What the future brings
Nationwide protests have erupted across Iran since the custodial death of Mahsa Jina Amini in September 2022. Protesters have consistently called for the end of the Islamic Republic. Some have even expressed support for Reza Pahlavi, the former Crown Prince, repudiating not only the Islamic Republic, but also the 1979 revolution. While the political preferences of the Iranian people can only be determined in free elections, the continued protests have clearly shown the Iranian people’s desire for fundamental political change. With more than five hundred people killed since September 2022, Iranians have demonstrated that they are willing to risk their lives to overthrow the Islamic Republic.
The protests have involved various sectors of Iranian society. In addition to street protests across the country over several months, a three-day nationwide strike was held in December 2022. Shopkeepers in tens of towns across various provinces and industries took part in the strike. This strike was the first nationwide strike in Iran since the 1979 revolution. Protests by university students have been a constant feature of this uprising. Moreover, high school students have also taken to the streets to protest. Asra Panahi, a fifteen-year-old high school student, was killed in northwestern Ardabil province when security forces beat her during a raid on her school. The raid occurred after students at her school reportedly refused to sing “Salam Farmandeh” (Salute Commander), a song praising Supreme Leader Ayatollah Ali Khamenei.
Many activists who previously supported reforming the Islamic Republic have now concluded that reform is not possible and have joined the call for an end to the Islamic Republic.
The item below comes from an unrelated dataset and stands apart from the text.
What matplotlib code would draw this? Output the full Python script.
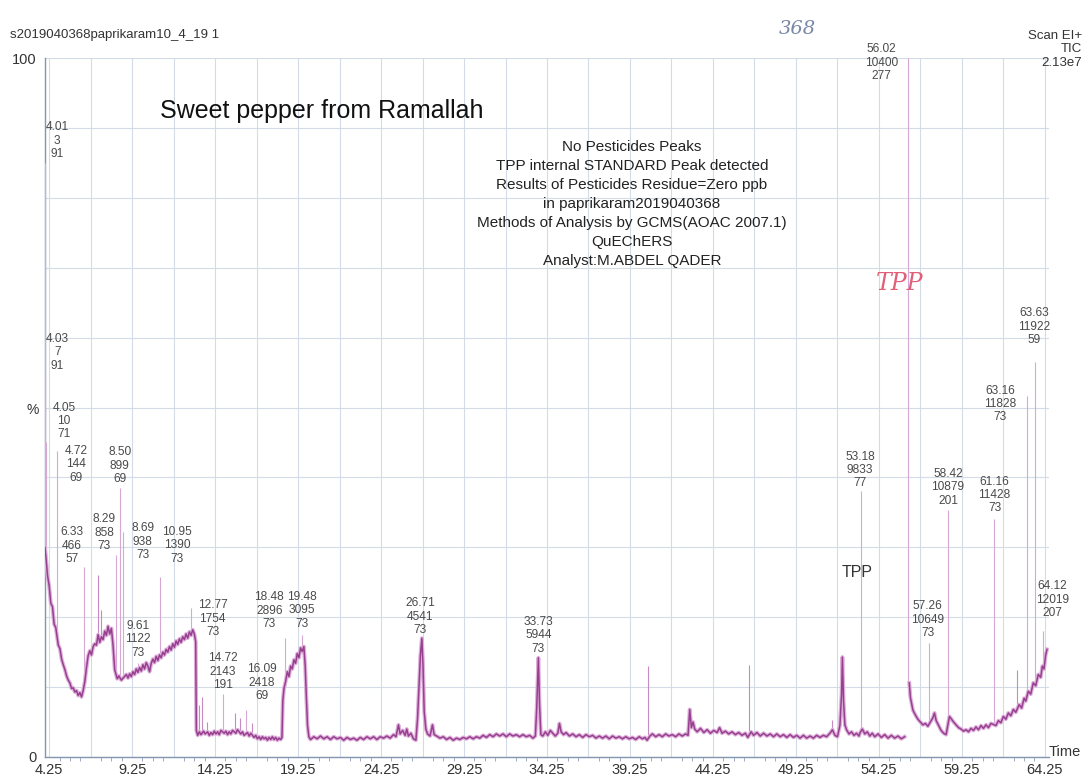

Bahareh Hedayat, a student activist who had previously spent more than six years in prison after the disputed 2009 presidential election, indicated her support for overthrowing the Islamic Republic in a letter from Evin prison, where she is serving another sentence. Taraneh Alidoosti, a prominent actress, was arrested after she posted an unveiled picture of herself holding the “woman, life, freedom” slogan in Kurdish. Both Hedayat and Alidoosti had participated in the 2017 presidential election, and their support for the uprising against the Islamic Republic symbolized a major shift.
Even former Prime Minister Mir Hossein Mousavi—who has been under house arrest since 2011 due to his role as one of the leaders of the 2009 post-election protests known as the Green Movement—has supported the uprising and called for a referendum (to be followed by the formation of a constitutional assembly and the drafting of a new constitution). Mousavi had insisted on adherence to the constitution of the Islamic Republic even in the aftermath of the disputed 2009 presidential election, which he claimed to be fraudulent. Even as late as August 2022, Mousavi had expressed support for Ayatollah Khomeini. His recent statement, therefore, marks another milestone. Now, even the most ardent followers of Khomeini have come to the conclusion that the government he founded must cease to exist.
While the ultimate outcome of this struggle is uncertain, it is very difficult to imagine the Islamic Republic regaining the popular support it enjoyed in prior decades. The fact remains: Iranians no longer want an Islamic Republic.